To all this must be said: "Enough!", so that some men at least can recover the long roads, the long danger, the long gaze, and the long silence ; so that the wind of the open sea can blow again - the wind of the Nordic primordial tradition - to reawaken the sleepers of the West.

Anti-philosophy, anti-humanitarianism, anti-literature, anti-'religion', this is the premise. Enough! That is what must be said to aestheticisms and idealisms ; enough! To the thirst of the soul which creates for itself a Semitic God to adore and implore ; enough of the need which binds beggarly men in mutual dependence in the name of the consistency which each of them lacks.

We must pass beyond and above all this, with pure forces, which, then, will have to meet a task which transcends 'politics', which transcends the social prejudice, which must ignore the clamorous gesture and the superficial resonancy, and which is such that the materialistic force which vibrates on things and people no longer serves a goal. In silence, through a hard discipline, a self-possession and a self-overcoming, we must create with a tenacious and eager effort of individuals an elite, in which the 'solar' Sapience lives again : this virtus which is inexpressible, which rises from the depths of the senses and of the soul and which does not express itself by arguments and books but by creative acts.

We must reawaken to a renewed, spiritualised and austere sensation of the world, not as a philosophic concept, but as something which vibrates in our own blood : to the sensation of the world as power, to the sensation of the world as rhythm, to the sensation of the world as a sacrificial act. This sensation will create strong, hard, active, solar, Mediterranean beings, beings made up of force and force alone, open to this sense of freedom and greatness, to this cosmic breathing of which the 'dead' have stammered much but perceived little.
Against profane, democratic and material science, always relative and conditioned, slave to incomprehensible phenomena and laws, deaf to the most profound reality of man, we must reawaken - in this elite - the sacred, inner, secret and creative science, the science of self-fulfilment and 'self-dignification', the science which leads to the occult forces which govern our organism and joins together with the invisible roots of race and things themselves, and which creates domination over these forces ; so that, not as a myth, but as the most positive of realities, men are born again, as beings who no longer belong to 'life', but, now, to the 'more-than-life', and are capable of transcendent actions.
Then there will be leaders, a race of leaders. Invisible leaders who do not speak and do not show themselves, but whose action does not experience resistance and who can do everything. Then, a centre will exist in the West - in the West without centre.
It is a total mistake to think that we can achieve renewal if a hierarchy is not re-established, that is to say, if we do not place a higher law, a superior order, which can find confirmation only in the living reality of the leaders, above inferior forms, linked to earth and matter, to man and human.

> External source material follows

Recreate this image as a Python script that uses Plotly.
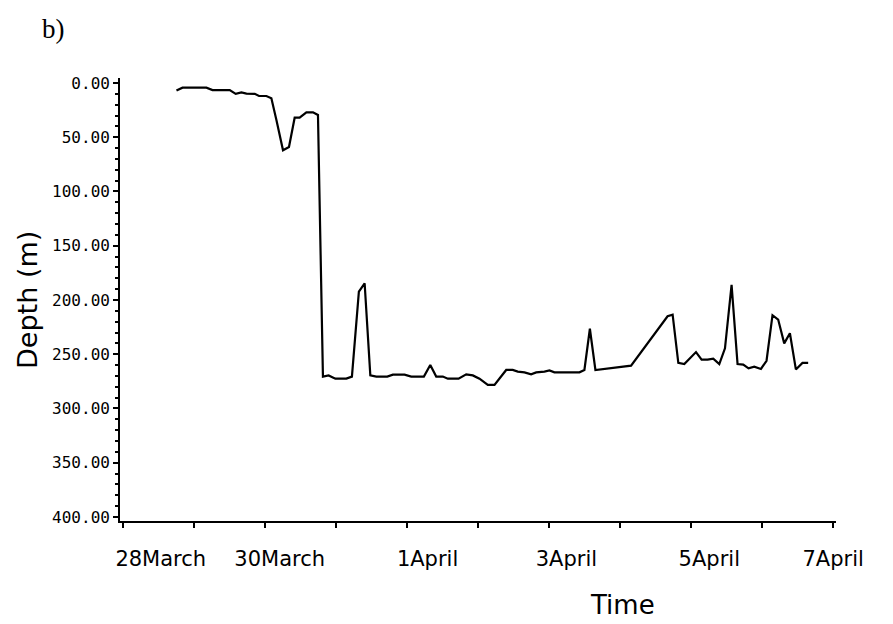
import plotly.graph_objects as go

# Time in days after 28 March 00:00, depth in metres
time_days = [0.755, 0.840, 1.177, 1.262, 1.505, 1.589, 1.669, 1.740, 1.857, 1.917,
             2.021, 2.091, 2.162, 2.255, 2.339, 2.419, 2.489, 2.584, 2.677, 2.747,
             2.817, 2.897, 2.992, 3.146, 3.225, 3.323, 3.404, 3.484, 3.568, 3.723,
             3.802, 3.966, 4.060, 4.238, 4.328, 4.412, 4.505, 4.575, 4.726, 4.834,
             4.927, 5.021, 5.138, 5.232, 5.397, 5.489, 5.560, 5.654, 5.748, 5.819,
             5.935, 6.006, 6.076, 6.428, 6.498, 6.575, 6.653, 6.779, 7.155, 7.669,
             7.740, 7.820, 7.904, 8.069, 8.148, 8.232, 8.312, 8.397, 8.477, 8.570,
             8.654, 8.734, 8.809, 8.889, 8.983, 9.062, 9.146, 9.226, 9.311, 9.391,
             9.475, 9.568, 9.648]
depth_m = [7, 4.3, 4.3, 6.5, 6.5, 10, 8.6, 9.8, 10, 12,
           12, 14, 34, 62, 59, 32, 32, 27, 27, 29.5,
           270.6, 269.5, 272.5, 272.5, 270.6, 192.3, 184.6, 269.5, 270.6, 270.6,
           268.8, 268.8, 270.6, 270.6, 260, 270.6, 270.6, 272.5, 272.5, 268.5,
           269.5, 272.5, 278.3, 278.3, 264.5, 264.5, 266, 266.7, 268.5, 266.7,
           266, 265, 266.7, 266.7, 264.5, 226.5, 264.5, 263.6, 260.5, 215,
           213.5, 258, 259, 248, 255, 255, 254, 259, 244.5, 186,
           259, 259.6, 263, 261.5, 263.6, 256, 214, 218, 240, 230.7,
           264, 258, 258]

tick_label_pos = [0.534, 2.208, 4.290, 6.245, 8.256, 10.0]
tick_label_text = ["28March", "30March", "1April", "3April", "5April", "7April"]

x_range = [-0.04, 10.04]
y_range = [403.7, -4.6]

fig = go.Figure()
fig.add_trace(go.Scatter(x=time_days, y=depth_m, mode="lines",
                         line=dict(color="black", width=2.2), showlegend=False,
                         hoverinfo="skip"))
fig.add_trace(go.Scatter(x=[tick_label_pos[0]], y=[None], xaxis="x2", yaxis="y",
                         mode="lines", showlegend=False, hoverinfo="skip"))

fig.update_layout(
    width=893, height=624,
    margin=dict(l=120, r=57, t=78, b=103),
    paper_bgcolor="white", plot_bgcolor="white",
    xaxis=dict(range=x_range, showgrid=False, zeroline=False,
               showline=True, linecolor="black", linewidth=1.8,
               ticks="outside", tickcolor="black", ticklen=5, tickwidth=1.5,
               tick0=0, dtick=1, showticklabels=False),
    xaxis2=dict(range=x_range, overlaying="x", anchor="y", side="bottom",
                showgrid=False, zeroline=False, showline=False, ticks="",
                tickmode="array", tickvals=tick_label_pos, ticktext=tick_label_text,
                ticklabelstandoff=23,
                tickfont=dict(family="DejaVu Sans", size=21, color="black")),
    yaxis=dict(range=y_range, showgrid=False, zeroline=False,
               showline=True, linecolor="black", linewidth=1.8,
               ticks="outside", tickcolor="black", ticklen=5, tickwidth=1.5,
               tick0=0, dtick=50, tickformat=".2f",
               tickfont=dict(family="DejaVu Sans Mono", size=16, color="black"),
               minor=dict(ticks="outside", ticklen=3, tickcolor="black",
                          tickwidth=1.5, dtick=10, showgrid=False)),
    annotations=[
        dict(text="Depth (m)", xref="paper", yref="paper", x=-0.1285, y=0.499,
             xanchor="center", yanchor="middle", textangle=-90, showarrow=False,
             font=dict(family="DejaVu Sans", size=27, color="black")),
        dict(text="Time", xref="paper", yref="paper", x=0.7025, y=-0.1896,
             xanchor="center", yanchor="middle", showarrow=False,
             font=dict(family="DejaVu Sans", size=26, color="black")),
        dict(text="b)", xref="paper", yref="paper", x=-0.1117, y=1.1106,
             xanchor="left", yanchor="middle", showarrow=False,
             font=dict(family="Liberation Serif", size=27, color="black")),
    ],
)

fig.write_html("out.html")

It is also an absolute mistake to believe that the State can be anything other than a civitas diaboli if it does not resurrect itself as Imperium, and it is also a mistake to want to build the Imperium on the basis of economic, military, industrial or even 'intellectual' or nationalist factors. The Imperium, according to the primordial conception rooted in Tradition, is something transcendent, and it can only be attained by those who have the power to transcend the lives of petty men and their appetites, their sentimentalisms, their national prides, their 'values', and their Gods.

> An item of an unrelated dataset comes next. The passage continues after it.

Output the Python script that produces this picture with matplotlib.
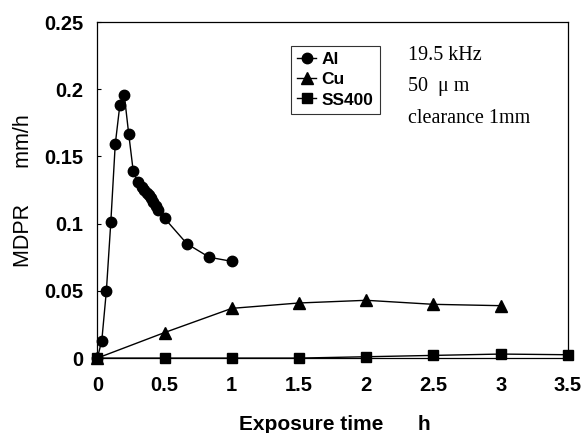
import matplotlib
matplotlib.use("Agg")
import matplotlib.pyplot as plt

# MDPR vs exposure time
al_t = [0, 0.033, 0.067, 0.1, 0.133, 0.167, 0.2, 0.233, 0.267, 0.3,
        0.333, 0.35, 0.367, 0.383, 0.4, 0.417, 0.433, 0.45, 0.5, 0.667, 0.833, 1.0]
al_v = [0, 0.013, 0.050, 0.101, 0.159, 0.188, 0.196, 0.167, 0.139, 0.131,
        0.127, 0.125, 0.123, 0.121, 0.119, 0.116, 0.113, 0.110, 0.104, 0.085, 0.075, 0.072]
cu_t = [0, 0.5, 1.0, 1.5, 2.0, 2.5, 3.0]
cu_v = [0, 0.019, 0.037, 0.041, 0.043, 0.040, 0.039]
ss_t = [0, 0.5, 1.0, 1.5, 2.0, 2.5, 3.0, 3.5]
ss_v = [0, 0, 0, 0, 0.001, 0.002, 0.003, 0.0025]

xticks = [0, 0.5, 1, 1.5, 2, 2.5, 3, 3.5]
xtick_labels = ["0", "0.5", "1", "1.5", "2", "2.5", "3", "3.5"]
yticks = [0, 0.05, 0.1, 0.15, 0.2, 0.25]
ytick_labels = ["0", "0.05", "0.1", "0.15", "0.2", "0.25"]
notes = ["19.5 kHz", "50  \u03bc m", "clearance 1mm"]

plt.rcParams["font.family"] = ["Liberation Sans", "DejaVu Sans"]

fig = plt.figure(figsize=(5.83, 4.33), dpi=100)
ax = fig.add_axes([0.167, 0.173, 0.807, 0.776])

kw = dict(color="black", lw=1.0, markeredgecolor="black", markerfacecolor="black",
          clip_on=False)
ax.plot(ss_t, ss_v, marker="s", ms=7, label="SS400", zorder=3, **kw)
ax.plot(cu_t, cu_v, marker="^", ms=8, label="Cu", zorder=3, **kw)
ax.plot(al_t, al_v, marker="o", ms=7.5, label="Al", zorder=4, **kw)

ax.set_xlim(0, 3.5)
ax.set_ylim(0, 0.25)
ax.set_xticks(xticks)
ax.set_xticklabels(xtick_labels)
ax.set_yticks(yticks)
ax.set_yticklabels(ytick_labels)
ax.tick_params(axis="both", direction="in", length=3, labelsize=14.5, width=0.8)
ax.tick_params(axis="x", pad=13)
ax.tick_params(axis="y", pad=10)
for lab in ax.get_xticklabels() + ax.get_yticklabels():
    lab.set_fontweight("semibold")
for s in ax.spines.values():
    s.set_linewidth(0.9)

ax.set_xlabel("Exposure time      h", fontsize=15, fontweight="bold")
ax.xaxis.set_label_coords(0.505, -0.168)
ax.set_ylabel("MDPR      mm/h", fontsize=15.5)
ax.yaxis.set_label_coords(-0.135, 0.497)

h, l = ax.get_legend_handles_labels()
leg = ax.legend(h[::-1], l[::-1], loc="upper left", bbox_to_anchor=(0.412, 0.93),
                frameon=True, fancybox=False, edgecolor="black", handlelength=1.1,
                handletextpad=0.3, borderpad=0.35, labelspacing=0.3,
                borderaxespad=0, prop={"size": 12.5, "weight": "bold"})
leg.get_frame().set_linewidth(0.8)

for i, t in enumerate(notes):
    ax.text(0.660, 0.902 - i * 0.094, t, transform=ax.transAxes, fontsize=14.5,
            family="Liberation Serif", va="center", ha="left")

fig.savefig("out.png", dpi=100)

This the ancients understood, when, at the peak of their hierarchy, they venerated beings in whom the royal nature combined with the sacral, in whom temporal power was permeated with the spiritual authority of natures 'no longer human', bearers of a secret and invincible force of 'victory' and of 'fortune' ; when a sort of 'sacred war' lived in any war, something universal, something overwhelming, which addressed and organised everything with the purity and inevitability of the great of forces of nature.

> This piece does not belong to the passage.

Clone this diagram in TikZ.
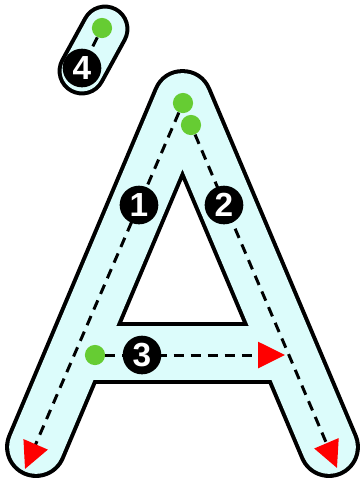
\documentclass[tikz,border=0pt]{standalone}
\usepackage{fontspec}
\setmainfont{Liberation Sans}
\usetikzlibrary{arrows.meta}
\definecolor{glyphfill}{HTML}{DCFCFB}
\definecolor{startgreen}{HTML}{66CC33}

\begin{document}
\begin{tikzpicture}[x=0.02cm, y=-0.02cm,
    startdot/.style={circle, fill=startgreen, inner sep=0pt, minimum size=11.5pt},
    numdot/.style={circle, fill=black, text=white, inner sep=0pt, minimum size=22pt,
        font=\fontsize{19}{19}\selectfont\bfseries},
    trace/.style={line width=1.7pt, dash pattern=on 5.7pt off 4pt},
    tracearrow/.style={trace, -{Triangle[length=15.3pt, width=14.7pt, color=red]}}]
    \useasboundingbox (0,0) rectangle (361,485);

    % Letter body: black stroke, then the fill on top
    \coordinate (apex) at (182.5,100);
    \coordinate (foot l) at (36,447);
    \coordinate (foot r) at (329,447);
    \coordinate (bar l) at (75.7,353);
    \coordinate (bar r) at (289.3,353);
    \coordinate (acc top) at (105,29);
    \coordinate (acc bot) at (82,71);
    \foreach \w/\v/\c in {35.2pt/27.8pt/black, 30.6pt/23.2pt/glyphfill} {
        \draw[line width=\w, color=\c, line cap=round, line join=round] (foot l) -- (apex) -- (foot r);
        \draw[line width=\w, color=\c] (bar l) -- (bar r);
        \draw[line width=\v, color=\c, line cap=round] (acc top) -- (acc bot);
    }

    % Start points and stroke ends
    \node[startdot] (s1) at (183,103) {};
    \node[startdot] (s2) at (191,125) {};
    \node[startdot] (s3) at (95,355) {};
    \node[startdot] (s4) at (102,28) {};
    \coordinate (e1) at (25,469);
    \coordinate (e2) at (337,468);
    \coordinate (e3) at (285,355);
    \coordinate (p1) at (139,205);
    \coordinate (p2) at (224,205);
    \coordinate (p3) at (142,355);
    \coordinate (p4) at (82,68);

    % Dashed strokes
    \draw[tracearrow] (s1) -- (e1);
    \draw[tracearrow] (s2) -- (e2);
    \draw[tracearrow] (s3) -- (e3);
    \draw[trace] (s4) -- (p4);

    % Stroke numbers
    \node[numdot] (n1) at (p1) {1};
    \node[numdot] (n2) at (p2) {2};
    \node[numdot] (n3) at (p3) {3};
    \node[numdot] (n4) at (p4) {4};
\end{tikzpicture}
\end{document}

Will those who still can or still want to put up a resistance understand this? Will they understand that there is no other alternative? That there is no other spirit which, be it in other forms and in other figures, must be re-awakened? That this is the only condition through which their 'revolution' can be anything more than a trivial contingent event in a single nation, can become a universal concept, a first ray of light in the thick fog of the 'dark age' - of the Western kali-yuga, and the principle of the true restoration, of the only possible recovery?
Julius EVOLA
(*) Undoubtedly, the word 'Imperialism' today makes us think of a policy of extending one's rule over foreign countries in an aggressive and cruel manner, essentially in the name of economic interests, and, indeed, this is the basis for any modern imperialism, from that of Catholic Spain to that of Reformed Britain. The building of the latter, as shown by Evola and others, is largely due to the decision of Judaism to use Great Britain, at some point of history, to achieve its ultimate goal as set out by IHVH. The devotees of this deity seem to have found in the last few decades, across the Atlantic, a new organism on which to live parasitically and to instrumentalise to this end : "All the wealth of the world must belong to you" - "They (all the peoples) must serve you" - "You will devour all the peoples that IHVH, your God, will deliver to you".
Now, to mix up this demonic parody of empire with the Imperium is a great mistake, made, as a matter of fact, by most people nowadays, and plays perfectly into the hands of the forces of subversion. To show what differentiates the Imperium from its modern parody would not be difficult. There are plenty of historical examples, some very concrete, which demonstrate that the latter, in which everything is drowned in a Machiavellian manner in the pseudo-principle of egalitarianism, is only the shadow of the Imperium, which asserts the sacrality of the hierarchical and aristocratic principle. Here, however, our point is simply to draw the reader's attention to the advantage of using the word 'Imperiality' instead of 'Imperialism' - which, by the way, the impostors we have just referred to never use in relation to themselves and the monstrous creation they are hired to maintain and to develop - to distinguish the one from the other and thus to win a battle in the war of words which rages today on the cultural and political planes. The word 'Imperialità' ('Imperiality') was removed from the Italian dictionary in 1965.